In total, his declared outside earnings stand at £5.51 million, but he has also been paid close to £800,000 as an MP over the same period. Sir Geoffrey also received a ministerial salary of £94,450 when he was Attorney General, meaning he would have received close to another £150,000 during the 18 months he held the post.
Sir Geoffrey’s recorded £5.51 million outside earnings would have been far higher had he not spent a year and a half as Attorney General – or if it included similar income from his first four years in the Commons when MPs were not required to give details of such pay
As well as solicitors’ firms in London who instructed him, he has been paid by the government of Mauritius and legal chambers in the Cayman Islands, Dubai and India. In September 2020, he became ‘consultant global counsel’ to international law firm Withers, earning £468,000 for up to 48 hours’ work a month.
As of this month, his salary has gone down to £400,000 for up to 41 hours’ work each month.
One of Sir Geoffrey’s biggest paydays was a £325,000 payment from London law firm Janes for 500 hours’ work in 2015.

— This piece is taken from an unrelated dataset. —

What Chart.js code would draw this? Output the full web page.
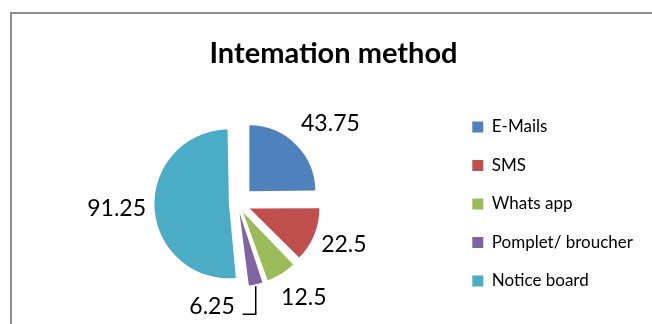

In addition to his massive annual salary from Withers, he has received several extra payments from the firm in recent months, equivalent to more than £1,000 an hour. He billed £63,143 for 50 hours’ work in June – equivalent to £1,262 an hour. In the same month, London law firm Khan Partnership paid him £4,166 for four hours’ work – £1,041 an hour.
This was almost 100 times more than his constituents typically earn, with the median hourly pay in his constituency standing at £10.48 an hour in 2020, according to the Office for National Statistics.
A statement issued on Sir Geoffrey’s behalf yesterday said: ‘He is a leading barrister in England and makes no secret of his professional activities. Sir Geoffrey regularly works 70-hour weeks and always ensures that his casework on behalf of his constituents is given primary importance and fully carried out.’
Labour MP Anneliese Dodds said: ‘This year Tory MP Geoffrey Cox earned over £700,000 defending a tax haven against corruption charges. This year the Conservatives cut £7.4 million in Universal Credit from his Torridge and West Devon constituency. You can’t serve your constituents and be a Caribbean-based barrister.’